:: Short task ::
With the images removed, repeat the data below exactly.

:: Entries shown ::
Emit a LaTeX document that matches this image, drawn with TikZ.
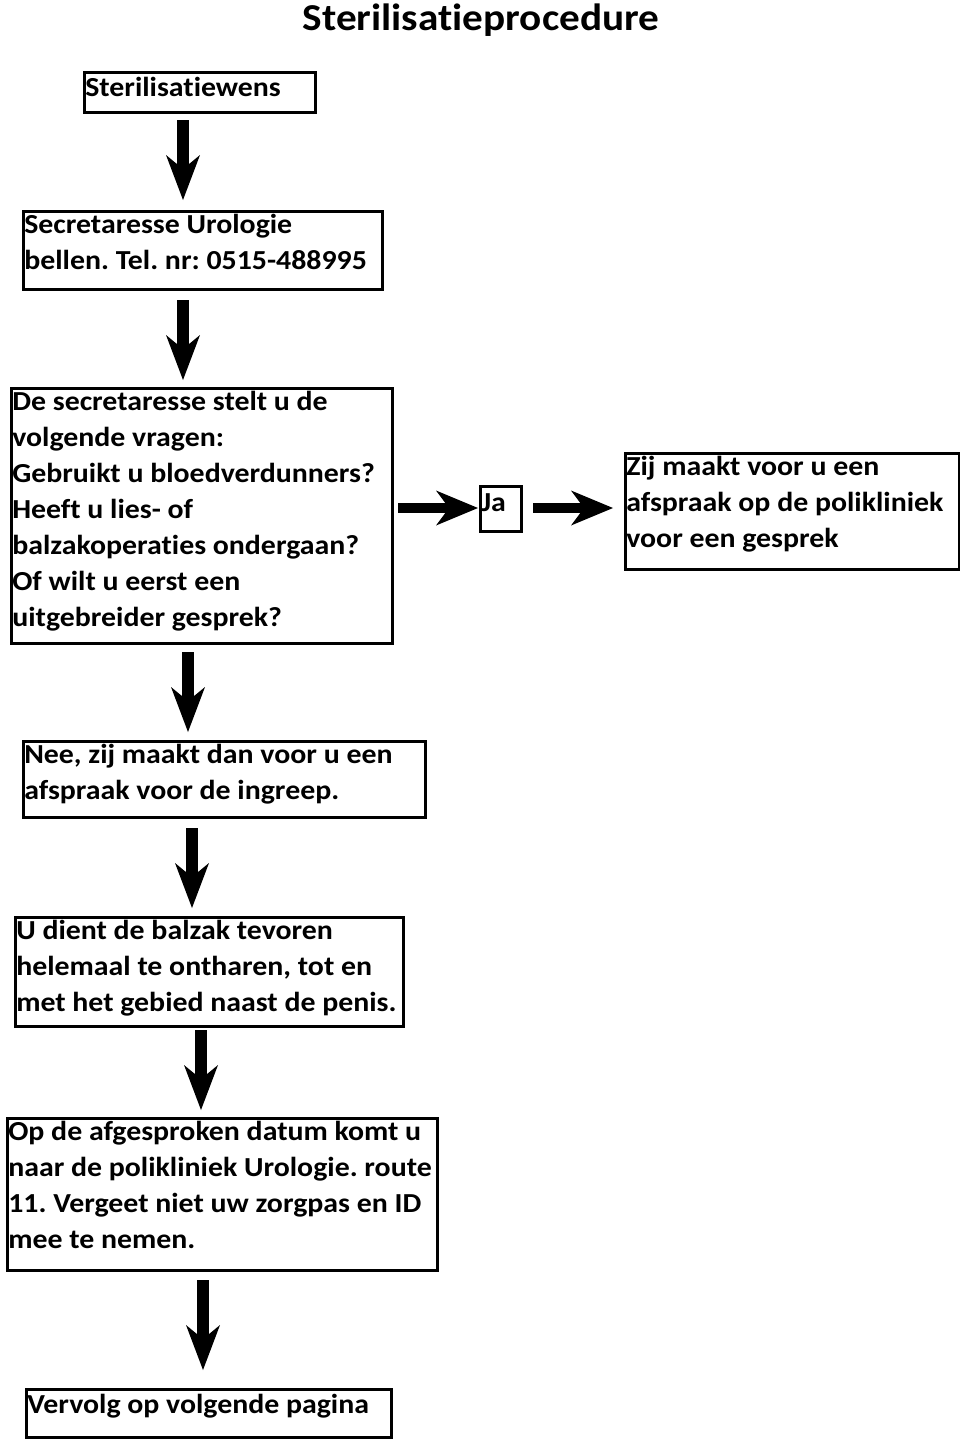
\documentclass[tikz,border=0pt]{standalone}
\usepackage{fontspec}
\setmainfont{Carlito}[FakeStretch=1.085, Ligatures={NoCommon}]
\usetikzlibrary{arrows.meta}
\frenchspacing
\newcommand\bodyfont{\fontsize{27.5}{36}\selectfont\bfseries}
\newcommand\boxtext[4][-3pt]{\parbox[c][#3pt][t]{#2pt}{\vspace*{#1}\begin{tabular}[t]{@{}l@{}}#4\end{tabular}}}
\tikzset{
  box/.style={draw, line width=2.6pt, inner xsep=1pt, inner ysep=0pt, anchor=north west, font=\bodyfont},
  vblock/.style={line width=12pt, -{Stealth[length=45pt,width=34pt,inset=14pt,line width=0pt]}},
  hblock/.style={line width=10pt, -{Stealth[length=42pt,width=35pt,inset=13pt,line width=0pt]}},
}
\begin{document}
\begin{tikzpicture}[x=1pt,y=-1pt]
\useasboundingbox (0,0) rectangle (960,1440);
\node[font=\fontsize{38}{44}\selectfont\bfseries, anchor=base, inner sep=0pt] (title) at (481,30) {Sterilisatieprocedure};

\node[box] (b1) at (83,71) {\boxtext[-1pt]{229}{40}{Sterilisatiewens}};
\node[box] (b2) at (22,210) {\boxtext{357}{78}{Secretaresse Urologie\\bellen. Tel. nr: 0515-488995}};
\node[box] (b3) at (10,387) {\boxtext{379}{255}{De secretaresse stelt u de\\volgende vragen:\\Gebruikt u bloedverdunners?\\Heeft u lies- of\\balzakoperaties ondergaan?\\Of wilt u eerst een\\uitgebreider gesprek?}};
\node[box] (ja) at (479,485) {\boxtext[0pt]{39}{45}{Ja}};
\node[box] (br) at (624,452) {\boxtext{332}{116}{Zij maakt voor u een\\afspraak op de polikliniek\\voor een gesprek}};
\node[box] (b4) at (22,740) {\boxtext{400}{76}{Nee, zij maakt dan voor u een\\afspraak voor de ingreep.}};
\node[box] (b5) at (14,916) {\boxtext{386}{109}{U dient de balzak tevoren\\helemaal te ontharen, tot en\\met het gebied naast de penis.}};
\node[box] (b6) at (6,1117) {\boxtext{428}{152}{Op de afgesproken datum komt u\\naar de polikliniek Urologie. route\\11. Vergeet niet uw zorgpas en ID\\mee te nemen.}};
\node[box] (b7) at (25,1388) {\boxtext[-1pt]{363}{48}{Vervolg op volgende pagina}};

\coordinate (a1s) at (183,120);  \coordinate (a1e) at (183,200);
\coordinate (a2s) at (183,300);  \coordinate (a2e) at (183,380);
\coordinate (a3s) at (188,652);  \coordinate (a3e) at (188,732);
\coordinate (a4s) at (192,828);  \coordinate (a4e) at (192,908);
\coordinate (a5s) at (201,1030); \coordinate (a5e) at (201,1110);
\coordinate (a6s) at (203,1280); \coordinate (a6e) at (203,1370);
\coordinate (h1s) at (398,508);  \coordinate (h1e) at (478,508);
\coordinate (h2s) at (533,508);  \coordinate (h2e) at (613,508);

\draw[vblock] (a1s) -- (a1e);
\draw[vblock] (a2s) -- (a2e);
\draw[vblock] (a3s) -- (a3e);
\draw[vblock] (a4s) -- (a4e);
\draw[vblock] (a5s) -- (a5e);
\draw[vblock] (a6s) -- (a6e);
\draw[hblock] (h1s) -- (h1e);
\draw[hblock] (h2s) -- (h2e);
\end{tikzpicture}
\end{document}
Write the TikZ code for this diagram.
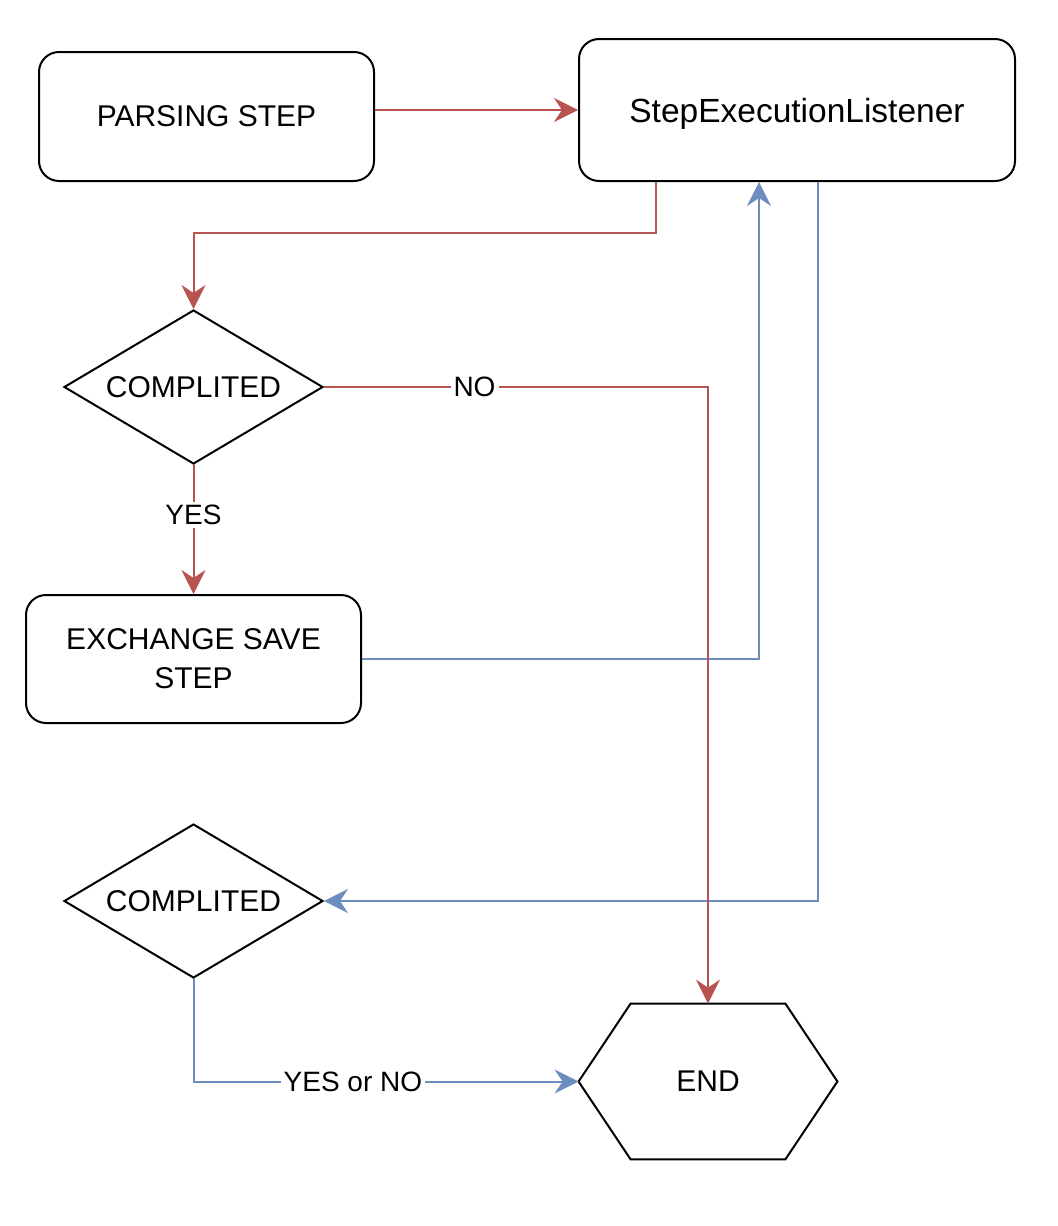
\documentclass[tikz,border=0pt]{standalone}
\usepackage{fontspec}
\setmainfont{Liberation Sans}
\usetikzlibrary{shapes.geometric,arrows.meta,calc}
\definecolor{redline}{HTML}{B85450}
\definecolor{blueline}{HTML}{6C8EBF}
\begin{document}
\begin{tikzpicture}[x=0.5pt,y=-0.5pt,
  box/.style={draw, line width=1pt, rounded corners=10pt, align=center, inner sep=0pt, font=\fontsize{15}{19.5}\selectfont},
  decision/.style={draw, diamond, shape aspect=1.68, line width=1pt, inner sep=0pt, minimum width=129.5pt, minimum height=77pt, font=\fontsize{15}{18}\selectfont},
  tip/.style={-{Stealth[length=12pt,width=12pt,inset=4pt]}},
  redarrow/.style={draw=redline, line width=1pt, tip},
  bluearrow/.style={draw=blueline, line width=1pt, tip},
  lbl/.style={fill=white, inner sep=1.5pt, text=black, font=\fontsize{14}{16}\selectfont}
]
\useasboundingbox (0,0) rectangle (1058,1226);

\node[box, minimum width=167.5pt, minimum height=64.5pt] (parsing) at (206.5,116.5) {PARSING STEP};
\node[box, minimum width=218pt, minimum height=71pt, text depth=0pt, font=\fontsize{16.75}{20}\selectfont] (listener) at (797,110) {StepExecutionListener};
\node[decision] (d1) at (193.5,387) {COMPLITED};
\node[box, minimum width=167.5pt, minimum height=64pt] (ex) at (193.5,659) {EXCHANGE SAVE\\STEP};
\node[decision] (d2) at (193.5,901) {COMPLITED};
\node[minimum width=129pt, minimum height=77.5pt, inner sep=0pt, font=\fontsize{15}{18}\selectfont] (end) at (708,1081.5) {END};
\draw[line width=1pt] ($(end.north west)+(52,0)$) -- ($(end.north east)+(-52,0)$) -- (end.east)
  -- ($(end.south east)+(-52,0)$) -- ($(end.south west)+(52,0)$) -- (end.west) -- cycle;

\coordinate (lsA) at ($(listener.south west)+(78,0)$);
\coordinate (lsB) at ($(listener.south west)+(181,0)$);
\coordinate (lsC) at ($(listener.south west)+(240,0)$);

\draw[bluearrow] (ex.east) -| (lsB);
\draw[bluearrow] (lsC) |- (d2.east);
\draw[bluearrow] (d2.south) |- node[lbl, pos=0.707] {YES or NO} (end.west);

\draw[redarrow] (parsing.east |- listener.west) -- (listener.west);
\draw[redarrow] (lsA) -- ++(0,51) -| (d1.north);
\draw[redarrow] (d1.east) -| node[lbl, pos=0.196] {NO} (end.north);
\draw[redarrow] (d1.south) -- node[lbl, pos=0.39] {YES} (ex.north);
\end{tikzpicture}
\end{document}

:: Complete output ::
Emit a LaTeX document that matches this image, drawn with TikZ.
\documentclass[tikz,border=0pt]{standalone}
\usepackage{fontspec}
\setmainfont{Carlito}[FakeStretch=1.085, Ligatures={NoCommon}]
\usetikzlibrary{arrows.meta}
\frenchspacing
\newcommand\bodyfont{\fontsize{27.5}{36}\selectfont\bfseries}
\newcommand\boxtext[4][-3pt]{\parbox[c][#3pt][t]{#2pt}{\vspace*{#1}\begin{tabular}[t]{@{}l@{}}#4\end{tabular}}}
\tikzset{
  box/.style={draw, line width=2.6pt, inner xsep=1pt, inner ysep=0pt, anchor=north west, font=\bodyfont},
  vblock/.style={line width=12pt, -{Stealth[length=45pt,width=34pt,inset=14pt,line width=0pt]}},
  hblock/.style={line width=10pt, -{Stealth[length=42pt,width=35pt,inset=13pt,line width=0pt]}},
}
\begin{document}
\begin{tikzpicture}[x=1pt,y=-1pt]
\useasboundingbox (0,0) rectangle (960,1440);
\node[font=\fontsize{38}{44}\selectfont\bfseries, anchor=base, inner sep=0pt] (title) at (481,30) {Sterilisatieprocedure};

\node[box] (b1) at (83,71) {\boxtext[-1pt]{229}{40}{Sterilisatiewens}};
\node[box] (b2) at (22,210) {\boxtext{357}{78}{Secretaresse Urologie\\bellen. Tel. nr: 0515-488995}};
\node[box] (b3) at (10,387) {\boxtext{379}{255}{De secretaresse stelt u de\\volgende vragen:\\Gebruikt u bloedverdunners?\\Heeft u lies- of\\balzakoperaties ondergaan?\\Of wilt u eerst een\\uitgebreider gesprek?}};
\node[box] (ja) at (479,485) {\boxtext[0pt]{39}{45}{Ja}};
\node[box] (br) at (624,452) {\boxtext{332}{116}{Zij maakt voor u een\\afspraak op de polikliniek\\voor een gesprek}};
\node[box] (b4) at (22,740) {\boxtext{400}{76}{Nee, zij maakt dan voor u een\\afspraak voor de ingreep.}};
\node[box] (b5) at (14,916) {\boxtext{386}{109}{U dient de balzak tevoren\\helemaal te ontharen, tot en\\met het gebied naast de penis.}};
\node[box] (b6) at (6,1117) {\boxtext{428}{152}{Op de afgesproken datum komt u\\naar de polikliniek Urologie. route\\11. Vergeet niet uw zorgpas en ID\\mee te nemen.}};
\node[box] (b7) at (25,1388) {\boxtext[-1pt]{363}{48}{Vervolg op volgende pagina}};

\coordinate (a1s) at (183,120);  \coordinate (a1e) at (183,200);
\coordinate (a2s) at (183,300);  \coordinate (a2e) at (183,380);
\coordinate (a3s) at (188,652);  \coordinate (a3e) at (188,732);
\coordinate (a4s) at (192,828);  \coordinate (a4e) at (192,908);
\coordinate (a5s) at (201,1030); \coordinate (a5e) at (201,1110);
\coordinate (a6s) at (203,1280); \coordinate (a6e) at (203,1370);
\coordinate (h1s) at (398,508);  \coordinate (h1e) at (478,508);
\coordinate (h2s) at (533,508);  \coordinate (h2e) at (613,508);

\draw[vblock] (a1s) -- (a1e);
\draw[vblock] (a2s) -- (a2e);
\draw[vblock] (a3s) -- (a3e);
\draw[vblock] (a4s) -- (a4e);
\draw[vblock] (a5s) -- (a5e);
\draw[vblock] (a6s) -- (a6e);
\draw[hblock] (h1s) -- (h1e);
\draw[hblock] (h2s) -- (h2e);
\end{tikzpicture}
\end{document}
Write the TikZ code for this diagram.
\documentclass[tikz,border=0pt]{standalone}
\usepackage{fontspec}
\setmainfont{Liberation Sans}
\usetikzlibrary{shapes.geometric,arrows.meta,calc}
\definecolor{redline}{HTML}{B85450}
\definecolor{blueline}{HTML}{6C8EBF}
\begin{document}
\begin{tikzpicture}[x=0.5pt,y=-0.5pt,
  box/.style={draw, line width=1pt, rounded corners=10pt, align=center, inner sep=0pt, font=\fontsize{15}{19.5}\selectfont},
  decision/.style={draw, diamond, shape aspect=1.68, line width=1pt, inner sep=0pt, minimum width=129.5pt, minimum height=77pt, font=\fontsize{15}{18}\selectfont},
  tip/.style={-{Stealth[length=12pt,width=12pt,inset=4pt]}},
  redarrow/.style={draw=redline, line width=1pt, tip},
  bluearrow/.style={draw=blueline, line width=1pt, tip},
  lbl/.style={fill=white, inner sep=1.5pt, text=black, font=\fontsize{14}{16}\selectfont}
]
\useasboundingbox (0,0) rectangle (1058,1226);

\node[box, minimum width=167.5pt, minimum height=64.5pt] (parsing) at (206.5,116.5) {PARSING STEP};
\node[box, minimum width=218pt, minimum height=71pt, text depth=0pt, font=\fontsize{16.75}{20}\selectfont] (listener) at (797,110) {StepExecutionListener};
\node[decision] (d1) at (193.5,387) {COMPLITED};
\node[box, minimum width=167.5pt, minimum height=64pt] (ex) at (193.5,659) {EXCHANGE SAVE\\STEP};
\node[decision] (d2) at (193.5,901) {COMPLITED};
\node[minimum width=129pt, minimum height=77.5pt, inner sep=0pt, font=\fontsize{15}{18}\selectfont] (end) at (708,1081.5) {END};
\draw[line width=1pt] ($(end.north west)+(52,0)$) -- ($(end.north east)+(-52,0)$) -- (end.east)
  -- ($(end.south east)+(-52,0)$) -- ($(end.south west)+(52,0)$) -- (end.west) -- cycle;

\coordinate (lsA) at ($(listener.south west)+(78,0)$);
\coordinate (lsB) at ($(listener.south west)+(181,0)$);
\coordinate (lsC) at ($(listener.south west)+(240,0)$);

\draw[bluearrow] (ex.east) -| (lsB);
\draw[bluearrow] (lsC) |- (d2.east);
\draw[bluearrow] (d2.south) |- node[lbl, pos=0.707] {YES or NO} (end.west);

\draw[redarrow] (parsing.east |- listener.west) -- (listener.west);
\draw[redarrow] (lsA) -- ++(0,51) -| (d1.north);
\draw[redarrow] (d1.east) -| node[lbl, pos=0.196] {NO} (end.north);
\draw[redarrow] (d1.south) -- node[lbl, pos=0.39] {YES} (ex.north);
\end{tikzpicture}
\end{document}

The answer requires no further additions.